• [What you need to do]
From the line containing "Recreate this image" through the line containing "from matplotlib.colors import hsv_to_rgb", retype each line exactly; include both end lines and nothing beyond them.

• [Source data]
>>>>>
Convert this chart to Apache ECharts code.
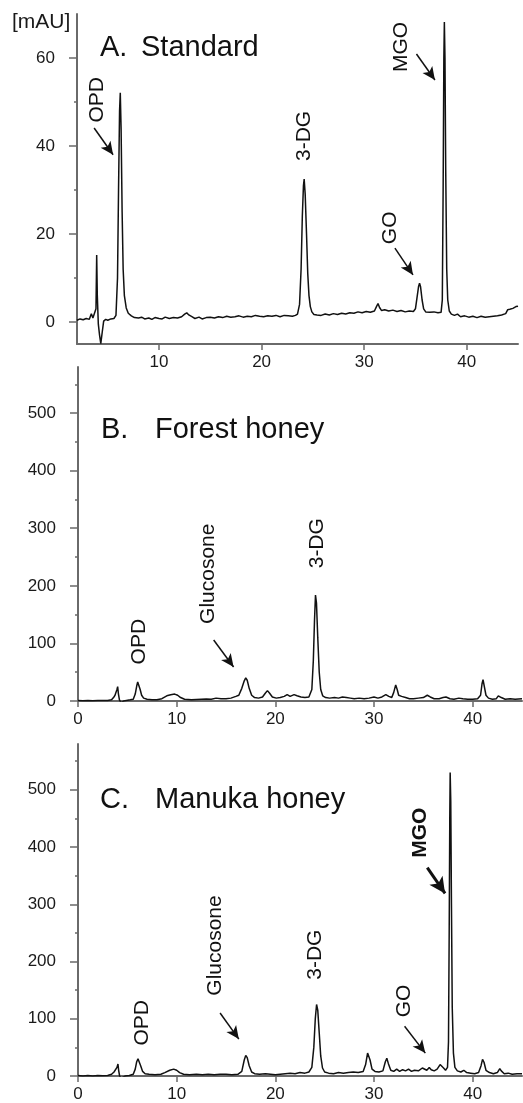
<<<<<
>>>>>
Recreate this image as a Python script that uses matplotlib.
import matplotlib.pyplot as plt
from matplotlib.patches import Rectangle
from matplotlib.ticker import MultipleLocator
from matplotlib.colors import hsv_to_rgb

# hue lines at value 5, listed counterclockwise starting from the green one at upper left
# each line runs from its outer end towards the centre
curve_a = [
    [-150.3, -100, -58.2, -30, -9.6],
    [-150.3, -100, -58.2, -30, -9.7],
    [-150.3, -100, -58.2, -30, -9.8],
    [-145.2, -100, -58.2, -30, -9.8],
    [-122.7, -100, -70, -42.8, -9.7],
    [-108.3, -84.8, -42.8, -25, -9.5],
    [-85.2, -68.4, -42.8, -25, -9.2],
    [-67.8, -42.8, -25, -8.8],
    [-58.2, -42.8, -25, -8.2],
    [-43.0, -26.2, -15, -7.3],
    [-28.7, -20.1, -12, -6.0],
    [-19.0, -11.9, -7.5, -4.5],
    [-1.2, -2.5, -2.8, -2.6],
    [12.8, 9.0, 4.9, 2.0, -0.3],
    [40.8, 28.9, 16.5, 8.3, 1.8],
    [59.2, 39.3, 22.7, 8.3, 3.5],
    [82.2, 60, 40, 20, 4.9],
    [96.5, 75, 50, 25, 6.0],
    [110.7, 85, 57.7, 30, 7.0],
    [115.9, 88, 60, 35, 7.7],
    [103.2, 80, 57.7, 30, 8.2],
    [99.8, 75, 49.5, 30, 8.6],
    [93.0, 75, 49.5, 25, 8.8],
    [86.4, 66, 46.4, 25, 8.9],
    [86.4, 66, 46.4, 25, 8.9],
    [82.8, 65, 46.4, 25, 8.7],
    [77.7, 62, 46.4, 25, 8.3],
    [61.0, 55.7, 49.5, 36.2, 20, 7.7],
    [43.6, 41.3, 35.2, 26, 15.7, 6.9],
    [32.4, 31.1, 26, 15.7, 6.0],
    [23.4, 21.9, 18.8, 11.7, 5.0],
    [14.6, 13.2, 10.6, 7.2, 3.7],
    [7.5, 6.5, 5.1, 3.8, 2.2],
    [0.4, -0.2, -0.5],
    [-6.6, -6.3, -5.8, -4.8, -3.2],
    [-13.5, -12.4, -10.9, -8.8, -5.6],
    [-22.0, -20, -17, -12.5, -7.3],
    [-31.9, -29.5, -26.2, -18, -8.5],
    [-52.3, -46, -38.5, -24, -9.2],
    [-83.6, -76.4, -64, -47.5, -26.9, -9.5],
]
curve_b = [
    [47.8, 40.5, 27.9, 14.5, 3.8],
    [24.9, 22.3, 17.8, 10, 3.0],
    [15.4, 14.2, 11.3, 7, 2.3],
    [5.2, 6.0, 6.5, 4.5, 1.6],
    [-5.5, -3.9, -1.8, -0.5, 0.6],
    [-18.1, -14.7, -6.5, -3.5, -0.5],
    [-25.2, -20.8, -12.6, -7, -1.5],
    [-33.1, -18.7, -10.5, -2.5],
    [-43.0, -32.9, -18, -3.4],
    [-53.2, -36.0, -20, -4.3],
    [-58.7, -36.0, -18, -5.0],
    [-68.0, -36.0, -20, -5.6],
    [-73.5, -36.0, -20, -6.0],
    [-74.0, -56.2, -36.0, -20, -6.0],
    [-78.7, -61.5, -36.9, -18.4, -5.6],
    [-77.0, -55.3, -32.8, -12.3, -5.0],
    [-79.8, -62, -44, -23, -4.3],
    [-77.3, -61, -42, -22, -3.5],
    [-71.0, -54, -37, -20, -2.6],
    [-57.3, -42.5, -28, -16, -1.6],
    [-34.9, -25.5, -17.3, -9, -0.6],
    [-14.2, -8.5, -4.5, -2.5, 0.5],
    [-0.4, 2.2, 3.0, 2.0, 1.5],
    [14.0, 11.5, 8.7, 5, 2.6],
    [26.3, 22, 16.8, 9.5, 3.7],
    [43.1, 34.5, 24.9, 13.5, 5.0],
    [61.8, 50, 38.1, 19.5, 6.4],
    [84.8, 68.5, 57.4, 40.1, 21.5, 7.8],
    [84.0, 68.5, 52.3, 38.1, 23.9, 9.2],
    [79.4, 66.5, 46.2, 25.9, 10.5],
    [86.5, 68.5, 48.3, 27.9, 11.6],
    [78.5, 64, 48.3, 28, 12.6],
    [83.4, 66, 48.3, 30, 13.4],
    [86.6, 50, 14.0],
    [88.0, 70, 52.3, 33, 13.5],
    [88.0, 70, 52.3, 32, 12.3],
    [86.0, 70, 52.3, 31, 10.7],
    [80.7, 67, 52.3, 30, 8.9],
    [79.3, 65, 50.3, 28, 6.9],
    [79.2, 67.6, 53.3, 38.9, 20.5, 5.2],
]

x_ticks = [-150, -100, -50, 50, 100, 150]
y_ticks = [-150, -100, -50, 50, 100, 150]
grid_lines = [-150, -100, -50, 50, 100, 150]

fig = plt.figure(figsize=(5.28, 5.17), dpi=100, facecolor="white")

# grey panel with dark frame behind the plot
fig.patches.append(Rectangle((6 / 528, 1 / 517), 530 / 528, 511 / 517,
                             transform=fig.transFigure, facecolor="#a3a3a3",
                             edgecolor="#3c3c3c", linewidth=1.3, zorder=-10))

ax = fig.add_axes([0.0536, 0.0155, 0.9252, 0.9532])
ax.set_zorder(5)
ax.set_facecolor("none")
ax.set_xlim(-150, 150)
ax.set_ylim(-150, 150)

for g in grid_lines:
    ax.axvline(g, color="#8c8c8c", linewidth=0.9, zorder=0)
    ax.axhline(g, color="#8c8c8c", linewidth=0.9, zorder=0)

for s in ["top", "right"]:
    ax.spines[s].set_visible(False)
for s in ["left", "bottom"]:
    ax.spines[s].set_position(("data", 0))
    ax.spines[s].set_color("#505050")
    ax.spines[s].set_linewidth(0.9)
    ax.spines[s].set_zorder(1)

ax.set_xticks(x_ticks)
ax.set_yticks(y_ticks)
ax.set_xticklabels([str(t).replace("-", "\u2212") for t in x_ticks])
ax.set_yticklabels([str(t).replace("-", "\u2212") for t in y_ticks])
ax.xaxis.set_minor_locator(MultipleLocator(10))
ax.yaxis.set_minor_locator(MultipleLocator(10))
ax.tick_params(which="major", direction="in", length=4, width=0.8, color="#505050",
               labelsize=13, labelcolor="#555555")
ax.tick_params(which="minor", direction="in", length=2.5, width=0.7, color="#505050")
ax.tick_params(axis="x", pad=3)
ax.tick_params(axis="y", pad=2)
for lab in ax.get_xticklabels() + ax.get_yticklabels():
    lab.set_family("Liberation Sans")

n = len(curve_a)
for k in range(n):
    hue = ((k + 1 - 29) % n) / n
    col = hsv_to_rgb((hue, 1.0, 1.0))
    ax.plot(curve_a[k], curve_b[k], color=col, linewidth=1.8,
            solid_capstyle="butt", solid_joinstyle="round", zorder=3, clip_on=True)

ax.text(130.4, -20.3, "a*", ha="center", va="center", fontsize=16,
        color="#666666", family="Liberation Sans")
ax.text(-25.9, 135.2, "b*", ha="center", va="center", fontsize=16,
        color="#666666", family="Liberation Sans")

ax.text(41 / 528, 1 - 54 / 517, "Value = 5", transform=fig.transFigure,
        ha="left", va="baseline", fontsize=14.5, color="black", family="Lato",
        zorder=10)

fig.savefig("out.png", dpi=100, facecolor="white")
<<<<<
>>>>>
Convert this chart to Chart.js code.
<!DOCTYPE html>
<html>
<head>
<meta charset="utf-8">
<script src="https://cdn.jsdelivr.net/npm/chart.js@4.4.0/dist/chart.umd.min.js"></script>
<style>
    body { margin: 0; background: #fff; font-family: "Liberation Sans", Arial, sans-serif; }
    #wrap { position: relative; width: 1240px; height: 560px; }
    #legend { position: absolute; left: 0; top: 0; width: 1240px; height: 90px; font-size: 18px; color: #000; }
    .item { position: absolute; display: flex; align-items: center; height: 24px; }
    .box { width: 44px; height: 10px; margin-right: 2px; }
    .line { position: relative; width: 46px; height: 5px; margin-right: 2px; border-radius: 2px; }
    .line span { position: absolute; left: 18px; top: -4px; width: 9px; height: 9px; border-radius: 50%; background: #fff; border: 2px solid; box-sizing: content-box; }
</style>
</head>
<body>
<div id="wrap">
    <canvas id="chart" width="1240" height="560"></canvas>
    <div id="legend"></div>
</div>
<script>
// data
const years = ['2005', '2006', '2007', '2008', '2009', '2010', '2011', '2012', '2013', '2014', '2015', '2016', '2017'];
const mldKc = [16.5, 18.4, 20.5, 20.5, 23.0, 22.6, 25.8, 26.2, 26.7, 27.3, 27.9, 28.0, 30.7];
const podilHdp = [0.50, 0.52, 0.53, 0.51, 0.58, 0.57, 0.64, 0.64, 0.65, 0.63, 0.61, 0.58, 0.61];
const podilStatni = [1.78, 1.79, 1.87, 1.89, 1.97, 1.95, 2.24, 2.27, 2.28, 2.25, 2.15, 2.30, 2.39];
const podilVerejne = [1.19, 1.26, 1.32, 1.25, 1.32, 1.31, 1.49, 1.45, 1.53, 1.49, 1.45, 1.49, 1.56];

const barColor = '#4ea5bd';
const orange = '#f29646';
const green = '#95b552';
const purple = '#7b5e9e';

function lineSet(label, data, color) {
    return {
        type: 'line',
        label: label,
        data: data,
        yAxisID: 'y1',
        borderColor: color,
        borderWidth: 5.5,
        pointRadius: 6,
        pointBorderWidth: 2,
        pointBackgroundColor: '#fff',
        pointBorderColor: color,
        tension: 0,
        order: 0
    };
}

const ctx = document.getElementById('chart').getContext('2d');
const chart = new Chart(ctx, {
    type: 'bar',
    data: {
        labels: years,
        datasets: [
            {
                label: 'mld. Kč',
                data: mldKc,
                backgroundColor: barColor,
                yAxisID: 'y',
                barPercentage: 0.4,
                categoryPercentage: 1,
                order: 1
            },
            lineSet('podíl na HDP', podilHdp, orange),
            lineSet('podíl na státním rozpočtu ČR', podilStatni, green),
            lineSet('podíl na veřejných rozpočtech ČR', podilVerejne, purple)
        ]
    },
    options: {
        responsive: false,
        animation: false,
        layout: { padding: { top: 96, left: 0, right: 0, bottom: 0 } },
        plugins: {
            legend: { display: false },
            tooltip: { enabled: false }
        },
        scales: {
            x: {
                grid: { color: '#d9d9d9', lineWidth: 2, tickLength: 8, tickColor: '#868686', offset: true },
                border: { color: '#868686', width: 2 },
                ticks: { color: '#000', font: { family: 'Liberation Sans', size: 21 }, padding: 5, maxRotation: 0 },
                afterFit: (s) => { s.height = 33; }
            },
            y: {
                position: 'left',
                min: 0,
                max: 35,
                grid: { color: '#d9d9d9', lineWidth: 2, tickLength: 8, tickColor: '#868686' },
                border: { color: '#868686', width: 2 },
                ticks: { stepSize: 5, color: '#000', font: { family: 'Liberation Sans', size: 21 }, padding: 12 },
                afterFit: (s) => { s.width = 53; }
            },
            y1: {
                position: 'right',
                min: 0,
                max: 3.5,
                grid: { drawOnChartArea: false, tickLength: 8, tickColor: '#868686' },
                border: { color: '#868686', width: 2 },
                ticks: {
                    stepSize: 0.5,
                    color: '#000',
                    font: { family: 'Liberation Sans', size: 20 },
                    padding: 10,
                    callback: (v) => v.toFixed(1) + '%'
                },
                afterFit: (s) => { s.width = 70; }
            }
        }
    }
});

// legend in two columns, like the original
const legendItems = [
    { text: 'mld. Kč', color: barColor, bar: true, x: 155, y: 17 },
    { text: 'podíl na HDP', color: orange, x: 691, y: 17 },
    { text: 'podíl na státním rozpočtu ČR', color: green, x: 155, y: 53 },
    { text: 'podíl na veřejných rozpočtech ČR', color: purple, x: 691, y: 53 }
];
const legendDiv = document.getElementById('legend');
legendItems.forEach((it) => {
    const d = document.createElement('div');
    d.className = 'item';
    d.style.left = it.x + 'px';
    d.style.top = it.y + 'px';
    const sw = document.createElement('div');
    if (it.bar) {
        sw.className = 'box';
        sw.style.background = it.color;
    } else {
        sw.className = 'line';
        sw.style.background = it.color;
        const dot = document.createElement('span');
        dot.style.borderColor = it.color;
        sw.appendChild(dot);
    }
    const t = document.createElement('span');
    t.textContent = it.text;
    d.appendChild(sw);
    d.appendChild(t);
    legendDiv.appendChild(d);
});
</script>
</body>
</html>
<<<<<
• [Complete answer]
Recreate this image as a Python script that uses matplotlib.
import matplotlib.pyplot as plt
from matplotlib.patches import Rectangle
from matplotlib.ticker import MultipleLocator
from matplotlib.colors import hsv_to_rgb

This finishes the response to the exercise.